Ehrlich’s cabaret was, however, a source of controversy within the camp. Dutch prisoners in particular, were suspicious of the actors and their motivations. In addition, since cabaret is generally light-hearted, humorous, and often sexually explicit, many inmates were revolted by these shows, and by the fact that “on the wooden boards of the old synagogue of Assen, which were used for the construction of the stage, the choicest young girls, especially chosen by experts, will swing their legs to the rhythm of jazz music.” Despite the strong currents of protest, however, few could resist the allure of the night of laughter, music, and forgetting. Actress Camilla Spira, who was briefly a member of the cabaret, remembered her shock at the enthusiasm of the audience. “This couldn’t be. They enjoyed themselves so, and they sat there in rags. We were the collection camp – these people were dragged here, and then it was on to Auschwitz or Theresienstadt. These volleys of laughter, this excitement – in the moment when they saw us, they forgot everything. And, it was horrible, for the next morning – they went to death. They were only there for a night.”

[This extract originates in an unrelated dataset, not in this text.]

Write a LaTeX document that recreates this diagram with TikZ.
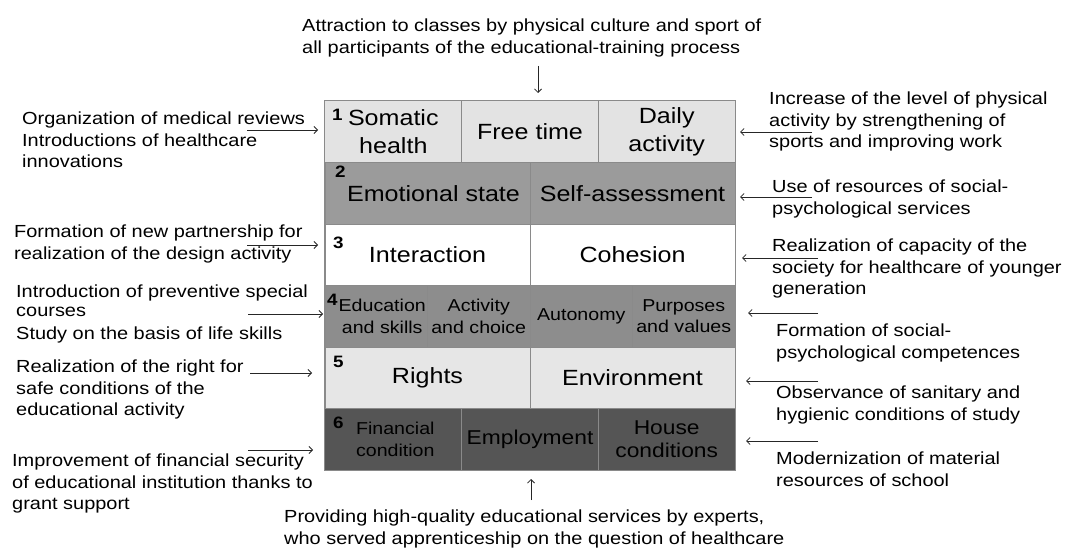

The popularity of the cabaret increased with the Dutch Jews when the singing duo ‘Johnny and Jones’ joined the troupe. Their love song ‘The Westerbork Serenade’ was also a hit with the SS. (The two were killed in 1944 in Bergen-Belsen).
Popularity, however, was no guarantee of survival. Due to deportations, the cast was regularly changing, and new arrivals had to be taught to replace those who had been sent away. A letter from the Dutch inmate Etty Hillesum described with bitterness the simultaneous privilege and terror that defined the lives of the cabaret stars of Westerbork. Men like the comic Max Ehrlich and the hit composer Willy Rosen, who looks like a walking corpse. A little while ago, he was on the list for transport, but he sang his lungs out a few nights in a row for an enchanted audience, including the commander and his followers. The commander, who valued art, found it wonderful, and Willy Rosen was spared.
Performances ceased entirely between October 1943 and March 1944, because of constant deportations. The last two shows were done with a cast of ten, including the very final performance, a bitter opera parody titled Ludmilla, or Corpses on a Conveyer Belt. The program declared, “ach, we are meschugence [crazy], now we will perform for you an opera.” In March 1944, Westerbork was declared a labor camp, and on August 3rd, the order came to dissolve all cultural activities. As a memento, the cast gave the commander a photo album as a farewell gift, with the inscription, “If you’re sitting up to your neck in shit, you had better not sing. I sing nonetheless.”
The remaining members of the cabaret was sent to Theresienstadt, their ‘reward’ for their excellent service to Gemmeker. However, this was only a temporary delay, like the Dutch Jews before them. Many of them were murdered in Auschwitz and Treblinka. Of the central cast of the Westerbork cabaret, only the pianist Erich Ziegler survived to the end of the war. On April 12, 1945, Canadian troops liberated the camp. There were only 876 prisoners there, and not a trace of the jazz, the high-kicking girls, or the raucous jokes that had filled the reception hall months before.